• _Stated task_:
Return only the lines from the start of the records through the line that contains "const BLUE = '#1f62a8';", inclusive; leave out all pictures.

• _Provided records_:
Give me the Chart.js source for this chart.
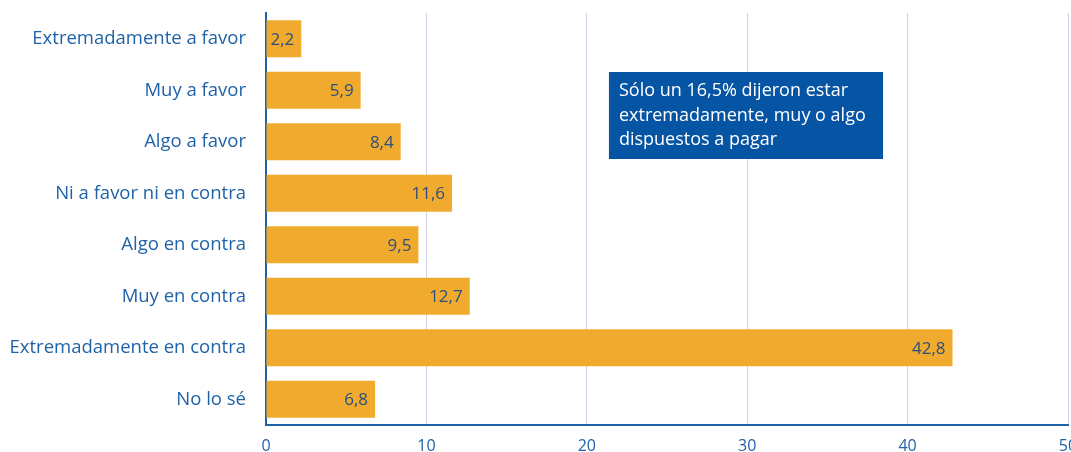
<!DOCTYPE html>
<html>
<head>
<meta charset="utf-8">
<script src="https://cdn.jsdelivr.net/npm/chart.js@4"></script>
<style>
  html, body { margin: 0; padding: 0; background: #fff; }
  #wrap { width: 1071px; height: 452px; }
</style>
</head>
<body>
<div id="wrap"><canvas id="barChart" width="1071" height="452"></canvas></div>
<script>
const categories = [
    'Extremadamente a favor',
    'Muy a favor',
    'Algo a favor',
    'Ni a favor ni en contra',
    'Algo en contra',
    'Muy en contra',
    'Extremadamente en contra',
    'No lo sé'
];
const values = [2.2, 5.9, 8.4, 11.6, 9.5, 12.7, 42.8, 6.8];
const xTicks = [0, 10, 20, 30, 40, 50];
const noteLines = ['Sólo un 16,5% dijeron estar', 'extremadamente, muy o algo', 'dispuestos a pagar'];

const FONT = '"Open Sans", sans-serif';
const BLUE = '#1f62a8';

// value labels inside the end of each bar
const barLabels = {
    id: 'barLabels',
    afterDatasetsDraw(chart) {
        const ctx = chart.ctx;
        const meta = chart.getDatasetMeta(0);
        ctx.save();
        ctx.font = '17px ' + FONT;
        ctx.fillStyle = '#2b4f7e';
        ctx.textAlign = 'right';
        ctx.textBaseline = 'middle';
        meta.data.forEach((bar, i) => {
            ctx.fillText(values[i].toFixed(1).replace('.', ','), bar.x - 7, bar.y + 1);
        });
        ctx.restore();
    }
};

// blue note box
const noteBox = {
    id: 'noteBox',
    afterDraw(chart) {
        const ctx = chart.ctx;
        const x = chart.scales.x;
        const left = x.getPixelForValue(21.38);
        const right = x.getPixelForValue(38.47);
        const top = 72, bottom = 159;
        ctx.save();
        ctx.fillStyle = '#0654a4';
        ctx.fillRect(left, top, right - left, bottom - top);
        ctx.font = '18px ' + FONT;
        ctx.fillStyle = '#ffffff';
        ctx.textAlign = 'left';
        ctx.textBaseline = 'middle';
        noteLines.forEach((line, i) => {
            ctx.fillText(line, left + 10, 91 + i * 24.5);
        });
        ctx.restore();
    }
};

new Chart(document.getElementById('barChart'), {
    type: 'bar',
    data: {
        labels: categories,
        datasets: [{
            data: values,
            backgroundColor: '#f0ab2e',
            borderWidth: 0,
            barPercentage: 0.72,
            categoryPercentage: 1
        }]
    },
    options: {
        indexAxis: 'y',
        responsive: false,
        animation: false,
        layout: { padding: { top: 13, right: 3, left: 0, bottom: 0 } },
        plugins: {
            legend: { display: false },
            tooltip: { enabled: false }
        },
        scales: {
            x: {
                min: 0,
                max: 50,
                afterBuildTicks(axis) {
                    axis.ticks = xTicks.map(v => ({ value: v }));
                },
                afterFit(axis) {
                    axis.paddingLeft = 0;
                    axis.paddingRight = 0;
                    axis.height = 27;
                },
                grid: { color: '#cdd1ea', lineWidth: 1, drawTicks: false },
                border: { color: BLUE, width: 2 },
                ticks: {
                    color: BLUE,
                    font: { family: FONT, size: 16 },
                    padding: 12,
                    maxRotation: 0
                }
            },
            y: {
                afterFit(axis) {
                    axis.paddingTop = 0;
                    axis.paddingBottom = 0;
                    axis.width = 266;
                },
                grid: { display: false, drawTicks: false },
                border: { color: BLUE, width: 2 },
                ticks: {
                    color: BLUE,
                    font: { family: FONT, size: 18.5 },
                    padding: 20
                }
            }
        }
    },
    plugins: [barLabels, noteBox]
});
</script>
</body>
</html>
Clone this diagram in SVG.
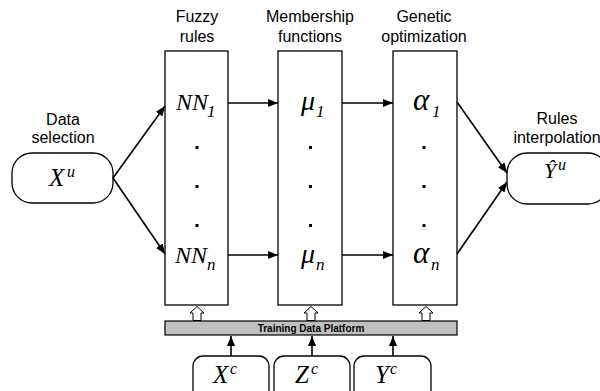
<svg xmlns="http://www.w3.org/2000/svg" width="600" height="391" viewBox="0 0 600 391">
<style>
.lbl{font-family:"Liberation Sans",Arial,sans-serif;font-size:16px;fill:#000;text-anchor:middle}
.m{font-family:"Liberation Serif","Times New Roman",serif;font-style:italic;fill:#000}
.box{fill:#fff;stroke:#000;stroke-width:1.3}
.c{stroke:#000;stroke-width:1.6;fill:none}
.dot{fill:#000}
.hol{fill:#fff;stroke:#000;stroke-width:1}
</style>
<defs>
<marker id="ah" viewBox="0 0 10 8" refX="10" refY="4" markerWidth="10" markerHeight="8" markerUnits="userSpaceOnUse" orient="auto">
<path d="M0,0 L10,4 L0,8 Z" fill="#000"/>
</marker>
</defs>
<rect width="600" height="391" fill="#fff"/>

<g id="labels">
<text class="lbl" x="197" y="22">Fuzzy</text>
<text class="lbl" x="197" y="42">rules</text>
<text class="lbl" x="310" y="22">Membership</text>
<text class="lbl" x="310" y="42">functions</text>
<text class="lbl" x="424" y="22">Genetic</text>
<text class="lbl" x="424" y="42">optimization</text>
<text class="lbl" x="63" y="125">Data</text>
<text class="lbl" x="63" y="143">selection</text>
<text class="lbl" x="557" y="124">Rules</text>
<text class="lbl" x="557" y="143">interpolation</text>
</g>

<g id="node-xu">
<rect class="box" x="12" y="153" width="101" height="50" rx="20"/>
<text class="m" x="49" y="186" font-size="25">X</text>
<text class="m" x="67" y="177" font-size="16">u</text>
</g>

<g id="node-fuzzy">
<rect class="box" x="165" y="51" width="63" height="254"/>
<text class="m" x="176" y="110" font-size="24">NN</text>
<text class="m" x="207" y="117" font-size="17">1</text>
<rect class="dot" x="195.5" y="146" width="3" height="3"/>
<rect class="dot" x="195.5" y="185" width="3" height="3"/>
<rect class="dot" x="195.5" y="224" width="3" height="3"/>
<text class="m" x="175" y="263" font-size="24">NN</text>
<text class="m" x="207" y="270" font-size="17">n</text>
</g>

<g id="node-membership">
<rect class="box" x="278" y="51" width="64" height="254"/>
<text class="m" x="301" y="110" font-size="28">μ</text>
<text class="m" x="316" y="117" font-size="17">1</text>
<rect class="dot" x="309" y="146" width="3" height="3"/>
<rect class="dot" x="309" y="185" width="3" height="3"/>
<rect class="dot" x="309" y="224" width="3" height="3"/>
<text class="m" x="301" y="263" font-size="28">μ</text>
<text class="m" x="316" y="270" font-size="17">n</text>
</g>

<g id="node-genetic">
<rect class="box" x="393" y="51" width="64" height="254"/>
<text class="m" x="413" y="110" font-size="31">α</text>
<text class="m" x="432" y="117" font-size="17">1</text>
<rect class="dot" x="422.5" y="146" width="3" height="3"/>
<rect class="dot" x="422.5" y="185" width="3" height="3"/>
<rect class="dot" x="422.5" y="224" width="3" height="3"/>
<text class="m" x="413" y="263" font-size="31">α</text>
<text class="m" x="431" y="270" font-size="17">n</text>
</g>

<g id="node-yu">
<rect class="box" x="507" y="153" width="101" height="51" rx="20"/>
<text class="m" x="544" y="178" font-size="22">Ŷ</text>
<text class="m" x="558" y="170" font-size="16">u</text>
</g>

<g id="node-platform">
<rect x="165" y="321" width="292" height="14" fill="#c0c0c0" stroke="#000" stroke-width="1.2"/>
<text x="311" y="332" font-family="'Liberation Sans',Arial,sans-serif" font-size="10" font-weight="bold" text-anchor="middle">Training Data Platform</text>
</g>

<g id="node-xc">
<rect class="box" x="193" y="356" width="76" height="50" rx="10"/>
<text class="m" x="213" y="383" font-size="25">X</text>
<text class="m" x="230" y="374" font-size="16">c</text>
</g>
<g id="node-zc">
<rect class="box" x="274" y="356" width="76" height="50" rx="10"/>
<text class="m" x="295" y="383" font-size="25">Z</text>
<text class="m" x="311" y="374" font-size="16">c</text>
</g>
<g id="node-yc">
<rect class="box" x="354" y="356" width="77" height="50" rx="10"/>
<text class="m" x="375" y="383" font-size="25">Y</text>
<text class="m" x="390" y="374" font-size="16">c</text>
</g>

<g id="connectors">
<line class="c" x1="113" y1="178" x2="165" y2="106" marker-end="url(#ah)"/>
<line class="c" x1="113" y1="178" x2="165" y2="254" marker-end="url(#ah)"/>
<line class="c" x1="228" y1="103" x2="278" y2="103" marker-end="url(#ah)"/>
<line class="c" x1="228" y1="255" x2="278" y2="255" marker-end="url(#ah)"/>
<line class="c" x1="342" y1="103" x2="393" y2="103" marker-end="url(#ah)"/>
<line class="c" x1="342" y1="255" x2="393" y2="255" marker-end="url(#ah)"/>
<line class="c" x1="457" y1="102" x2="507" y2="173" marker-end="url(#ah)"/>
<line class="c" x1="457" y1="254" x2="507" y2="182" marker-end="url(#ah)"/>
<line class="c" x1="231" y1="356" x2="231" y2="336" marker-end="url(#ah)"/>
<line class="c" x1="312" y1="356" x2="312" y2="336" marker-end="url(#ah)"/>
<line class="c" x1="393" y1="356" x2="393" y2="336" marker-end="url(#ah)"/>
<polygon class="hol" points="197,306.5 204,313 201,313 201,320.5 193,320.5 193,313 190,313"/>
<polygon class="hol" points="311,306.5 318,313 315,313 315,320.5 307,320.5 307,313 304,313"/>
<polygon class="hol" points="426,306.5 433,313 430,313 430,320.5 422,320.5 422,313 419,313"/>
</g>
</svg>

• _Response for this exercise_:
Give me the Chart.js source for this chart.
<!DOCTYPE html>
<html>
<head>
<meta charset="utf-8">
<script src="https://cdn.jsdelivr.net/npm/chart.js@4"></script>
<style>
  html, body { margin: 0; padding: 0; background: #fff; }
  #wrap { width: 1071px; height: 452px; }
</style>
</head>
<body>
<div id="wrap"><canvas id="barChart" width="1071" height="452"></canvas></div>
<script>
const categories = [
    'Extremadamente a favor',
    'Muy a favor',
    'Algo a favor',
    'Ni a favor ni en contra',
    'Algo en contra',
    'Muy en contra',
    'Extremadamente en contra',
    'No lo sé'
];
const values = [2.2, 5.9, 8.4, 11.6, 9.5, 12.7, 42.8, 6.8];
const xTicks = [0, 10, 20, 30, 40, 50];
const noteLines = ['Sólo un 16,5% dijeron estar', 'extremadamente, muy o algo', 'dispuestos a pagar'];

const FONT = '"Open Sans", sans-serif';
const BLUE = '#1f62a8';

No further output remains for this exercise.